Following days of extended capital outflows, XRP’s technical structure is signaling more trouble, with the asset facing the possibility of plunging toward the $1 level.
The token is currently hovering above the $2 mark, a price area that has repeatedly acted as a structural floor in recent months.
Now, fresh insights suggest this support is under sustained pressure, putting downside targets firmly back into focus, according to an outlook shared by Ali Martinez in an X post on December 13.

According to his analysis, on the higher time frame, XRP has shifted from strong upside expansion into a clear downtrend defined by lower highs and lower lows.
XRP key price levels
After topping above $3.40 earlier in the year, momentum faded, with the price breaking below key supports at $2.60 and $2.25. Each subsequent rebound has weakened, pointing to declining bullish conviction and a firmly bearish market structure.
The key development is XRP’s consolidation just above $2, marked by tightening price action and lower volatility. While this signals indecision, following an extended decline, it more often points to downside continuation rather than recovery.
Technically, $2 is a key psychological and structural support for XRP. A decisive break below it would confirm the loss of long-term support and open the way for a drop toward $1.20, a level aligned with past consolidation and historical reactions. Once $2 fails, selling pressure could accelerate as stop-losses are triggered.
Notably, in recent sessions, XRP has been weighed down by broader cryptocurrency market sentiment, which has seen the asset briefly dip below $2 alongside reported outflows of about $6 billion.

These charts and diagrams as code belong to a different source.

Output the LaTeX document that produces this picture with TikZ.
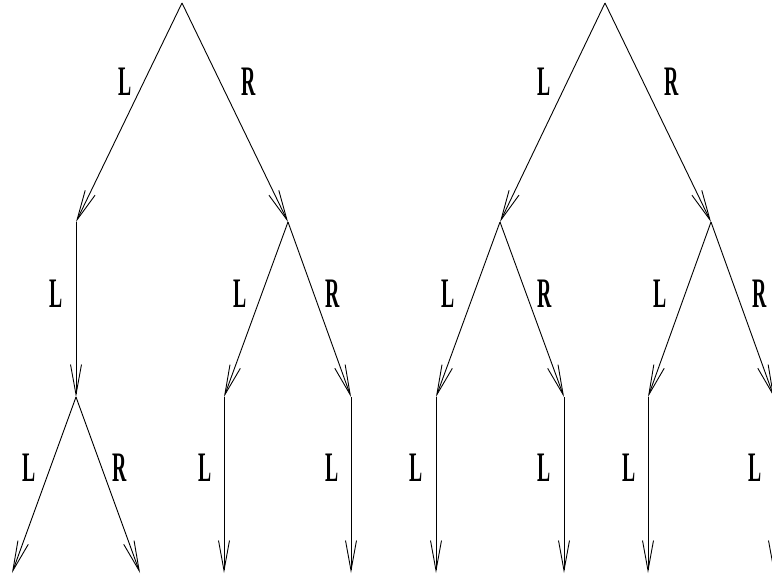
\documentclass[tikz,border=0pt]{standalone}
\usepackage{fontspec}
\setmainfont{Liberation Serif}
\usetikzlibrary{arrows.meta}
\newcommand{\lab}[1]{\scalebox{0.47}[1]{\fontsize{42}{42}\selectfont\bfseries #1}}
\begin{document}
\begin{tikzpicture}[x=1pt,y=-1pt,
  edge/.style={line width=0.9pt,-{Straight Barb[length=30pt,width=11pt,line width=0.9pt]}},
  lbl/.style={inner sep=0pt}]
\useasboundingbox (0,0) rectangle (772,575);
% left tree
\coordinate (a) at (182,3);
\coordinate (aL) at (76,222);
\coordinate (aR) at (288,222);
\coordinate (aLL) at (76,397);
\coordinate (aRL) at (224,397);
\coordinate (aRR) at (351,397);
\coordinate (aLLL) at (12,573);
\coordinate (aLLR) at (140,573);
\coordinate (aRLL) at (224,573);
\coordinate (aRRL) at (351,573);
% right tree
\coordinate (b) at (605,3);
\coordinate (bL) at (500,222);
\coordinate (bR) at (711,222);
\coordinate (bLL) at (436,397);
\coordinate (bLR) at (564,397);
\coordinate (bRL) at (648,397);
\coordinate (bRR) at (774,397);
\coordinate (bLLL) at (436,573);
\coordinate (bLRL) at (564,573);
\coordinate (bRLL) at (648,573);
\coordinate (bRRL) at (774,573);
\foreach \s/\t in {a/aL,a/aR,aL/aLL,aR/aRL,aR/aRR,aLL/aLLL,aLL/aLLR,aRL/aRLL,aRR/aRRL,
                   b/bL,b/bR,bL/bLL,bL/bLR,bR/bRL,bR/bRR,bLL/bLLL,bLR/bLRL,bRL/bRLL,bRR/bRRL}
  \draw[edge] (\s) -- (\t);
% labels
\node[lbl] (l1) at (125,82) {\lab{L}};
\node[lbl] (l2) at (249,82) {\lab{R}};
\node[lbl] (l3) at (544,82) {\lab{L}};
\node[lbl] (l4) at (672,82) {\lab{R}};
\node[lbl] (l5) at (56,294) {\lab{L}};
\node[lbl] (l6) at (240,294) {\lab{L}};
\node[lbl] (l7) at (333,294) {\lab{R}};
\node[lbl] (l8) at (448,294) {\lab{L}};
\node[lbl] (l9) at (545,294) {\lab{R}};
\node[lbl] (l10) at (660,294) {\lab{L}};
\node[lbl] (l11) at (760,294) {\lab{R}};
\node[lbl] (l12) at (29,468) {\lab{L}};
\node[lbl] (l13) at (120,468) {\lab{R}};
\node[lbl] (l14) at (205,468) {\lab{L}};
\node[lbl] (l15) at (332,468) {\lab{L}};
\node[lbl] (l16) at (416,468) {\lab{L}};
\node[lbl] (l17) at (544,468) {\lab{L}};
\node[lbl] (l18) at (629,468) {\lab{L}};
\node[lbl] (l19) at (755,468) {\lab{L}};
\end{tikzpicture}
\end{document}
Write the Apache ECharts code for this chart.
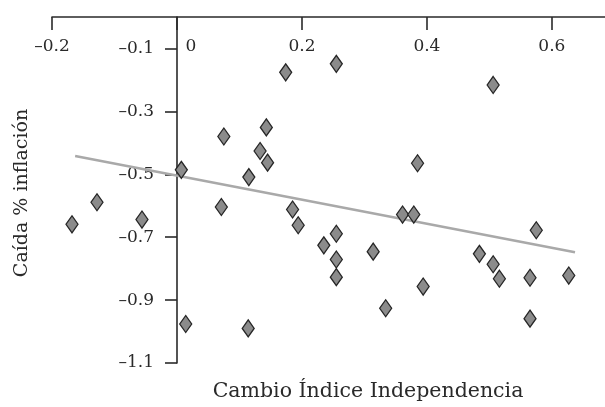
<!DOCTYPE html>
<html>
<head>
<meta charset="utf-8">
<script src="https://cdn.jsdelivr.net/npm/echarts@6/dist/echarts.min.js"></script>
<style>
  html, body { margin: 0; padding: 0; background: #ffffff; }
  #chart { width: 605px; height: 407px; }
</style>
</head>
<body>
<div id="chart"></div>
<script>
// Change in central-bank independence index vs. fall in inflation
const indiceIndependencia = [
  -0.168, -0.128, -0.056, 0.007, 0.014, 0.075, 0.071, 0.115, 0.114, 0.133,
  0.143, 0.145, 0.174, 0.185, 0.194, 0.255, 0.235, 0.255, 0.255, 0.255,
  0.314, 0.334, 0.361, 0.379, 0.385, 0.394, 0.484, 0.506, 0.506, 0.516,
  0.565, 0.565, 0.575, 0.627
];
const caidaInflacion = [
  -0.659, -0.589, -0.644, -0.486, -0.976, -0.380, -0.604, -0.509, -0.990, -0.426,
  -0.351, -0.463, -0.176, -0.612, -0.662, -0.149, -0.726, -0.689, -0.771, -0.827,
  -0.746, -0.926, -0.628, -0.628, -0.465, -0.857, -0.753, -0.216, -0.786, -0.832,
  -0.829, -0.959, -0.678, -0.822
];
// Fitted trend line end points
const tendenciaX = [-0.163, 0.637];
const tendenciaY = [-0.442, -0.748];

const xTicks = [-0.2, 0, 0.2, 0.4, 0.6];
const yTicks = [-1.1, -0.9, -0.7, -0.5, -0.3, -0.1];

const xTitle = 'Cambio Índice Independencia';
const yTitle = 'Caída % inflación';

const FONT = "'DejaVu Serif', 'Liberation Serif', serif";
const INK = '#2a2a2a';

// Plot frame: x from -0.2 to 0.685 across 553 px, so x = 0 sits 125 px in
const GRID_LEFT = 52;
const X_MIN = -0.2, X_MAX = 0.685;
const PLOT_W = 605 - GRID_LEFT;
const ZERO_OFFSET = Math.round((0 - X_MIN) / (X_MAX - X_MIN) * PLOT_W);

function fmt(v) {
  const s = String(Math.round(v * 10) / 10);
  return s.replace('-', '\u2013');
}

const puntos = indiceIndependencia.map((x, i) => [x, caidaInflacion[i]]);
const tendencia = tendenciaX.map((x, i) => [x, tendenciaY[i]]);

const chart = echarts.init(document.getElementById('chart'), null, { renderer: 'canvas' });
chart.setOption({
  animation: false,
  backgroundColor: '#ffffff',
  grid: { left: GRID_LEFT, right: 0, top: 17, bottom: 44, containLabel: false, outerBoundsMode: 'none' },
  xAxis: {
    type: 'value',
    position: 'top',
    min: X_MIN,
    max: X_MAX,
    axisLine: { onZero: false, lineStyle: { color: INK, width: 1.6 } },
    axisTick: { inside: true, length: 13, customValues: xTicks, lineStyle: { color: INK, width: 1.6 } },
    axisLabel: {
      inside: true,
      margin: 21,
      customValues: xTicks,
      fontFamily: FONT,
      fontSize: 17,
      color: INK,
      formatter: v => (v === 0 ? '{z|0}' : fmt(v)),
      rich: { z: { fontFamily: FONT, fontSize: 17, color: INK, padding: [0, 0, 0, 28] } }
    },
    splitLine: { show: false }
  },
  yAxis: {
    type: 'value',
    min: -1.1,
    max: 0,
    offset: -ZERO_OFFSET,
    axisLine: { show: true, onZero: false, lineStyle: { color: INK, width: 1.6 } },
    axisTick: { length: 12, customValues: yTicks, lineStyle: { color: INK, width: 1.6 } },
    axisLabel: {
      margin: 23,
      customValues: yTicks,
      fontFamily: FONT,
      fontSize: 17,
      color: INK,
      formatter: v => fmt(v)
    },
    splitLine: { show: false }
  },
  graphic: [
    {
      type: 'text',
      x: 368,
      y: 392,
      style: { text: xTitle, font: '20.5px ' + FONT, fill: INK, align: 'center', verticalAlign: 'middle' }
    },
    {
      type: 'text',
      x: 22,
      y: 193,
      rotation: Math.PI / 2,
      style: { text: yTitle, font: '19px ' + FONT, fill: INK, align: 'center', verticalAlign: 'middle' }
    }
  ],
  series: [
    {
      type: 'line',
      data: tendencia,
      symbol: 'none',
      silent: true,
      z: 1,
      lineStyle: { color: '#a9a9a9', width: 2.6 }
    },
    {
      type: 'scatter',
      data: puntos,
      symbol: 'diamond',
      symbolSize: [12, 17],
      z: 3,
      itemStyle: { color: '#8b8b8b', borderColor: '#262626', borderWidth: 1.3, opacity: 1 }
    }
  ]
});
</script>
</body>
</html>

Still, there are hints of a possible rebound, as ETF inflows remain strong and investors appear to be moving tokens off exchanges, a signal that can precede price stabilization or recovery.
XRP price analysis
By press time, XRP was trading at $2.04, up about 0.5% over the past 24 hours. On the weekly chart, the asset has posted a similar gain.

Meanwhile, XRP’s troubles are further reflected in its technical positioning, as the token remains below both its 50-day simple moving average (SMA) of $2.27 and its 200-day SMA of $2.60.
This setup signals a persistent downtrend across both short- and long-term horizons, with the wider gap to the 200-day average pointing to deeper bearish momentum.
Complementing this, the 14-day Relative Strength Index (RSI) at 41.51 sits in neutral territory but leans toward mild oversold conditions, suggesting selling pressure is easing, though not yet at levels that typically trigger a strong rebound.